The intent of the parties can be determined by considering the purpose of this type of insurance protection. A "Credit Union Chattel Lien Non-Filing Bond" is designed to provide a creditor a substitute for the protection it gets by filing its liens. The purpose of recording is to protect the mortgagee's lien "as against creditors of the mortgagor and subsequent purchasers and encumbrances of the property in good faith and for value * * *". See A.R.S. § 33-753. Considering the plain and ordinary meaning of the language of the policy and its purpose in light of the recording statute, it is clear that the original buyer or mortgagor of the property does not qualify as "the person, persons or corporation having possession of the property or having legal or equitable title thereto * * *." Accordingly, we hold that the insurer sustained its burden of showing the applicability of the exclusion when it elicited testimony from the insured that the insured did not know the identity or location of the persons having legal or equitable title to the property at the time it made its claim.
The insured's second assignment of error is that the insurer asserted one defense to liability prior to suit and thus waived its right to assert any other defense in the trial court.
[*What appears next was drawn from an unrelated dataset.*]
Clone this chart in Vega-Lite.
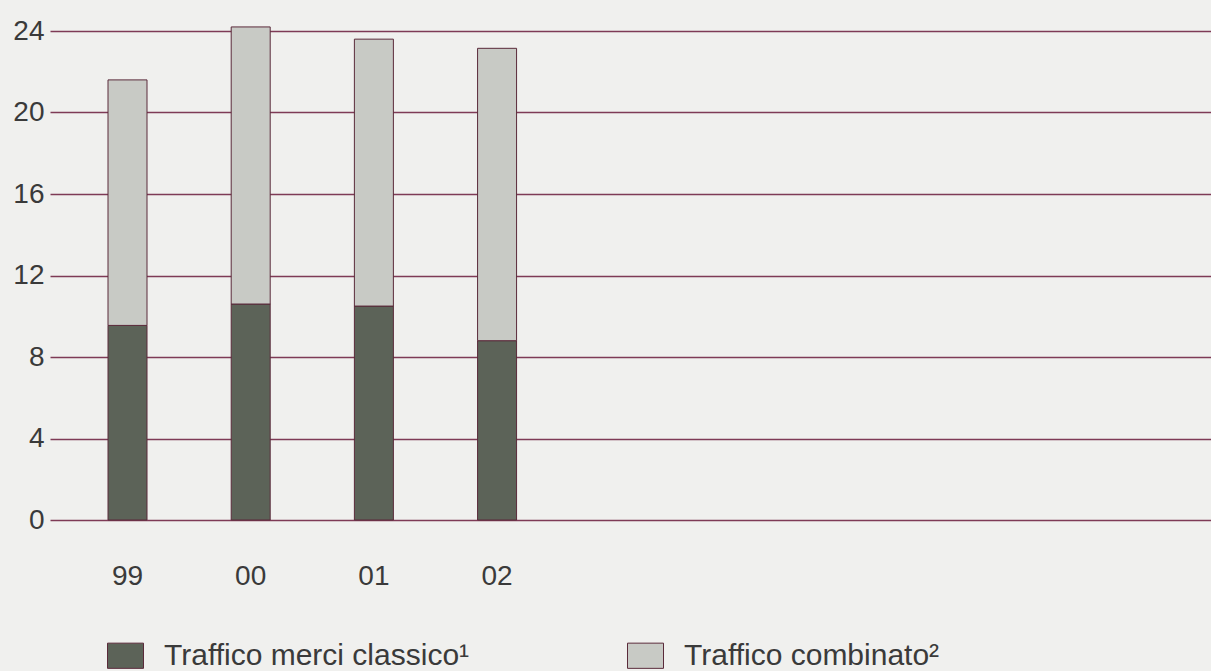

The correspondence between the parties shows that the insurer placed more emphasis on the alternative requirement that the insured locate the chattels. However, the insurer quoted the full text of exclusion "d" in its first reply letter to the insured. In the trial court the insurer prevailed because it had proved that the insured had complied with neither of the requirements of exclusion "d". Thus, the insured is in error in asserting that the insurer relied on a different defense in the trial court than it had asserted prior to trial. Accordingly, the facts upon which the insured bases its claim of waiver do not exist. There is no merit in the second assignment of error.
UDALL, C.J., and STRUCKMEYER, BERNSTEIN, and SCRUGGS, JJ., concurring.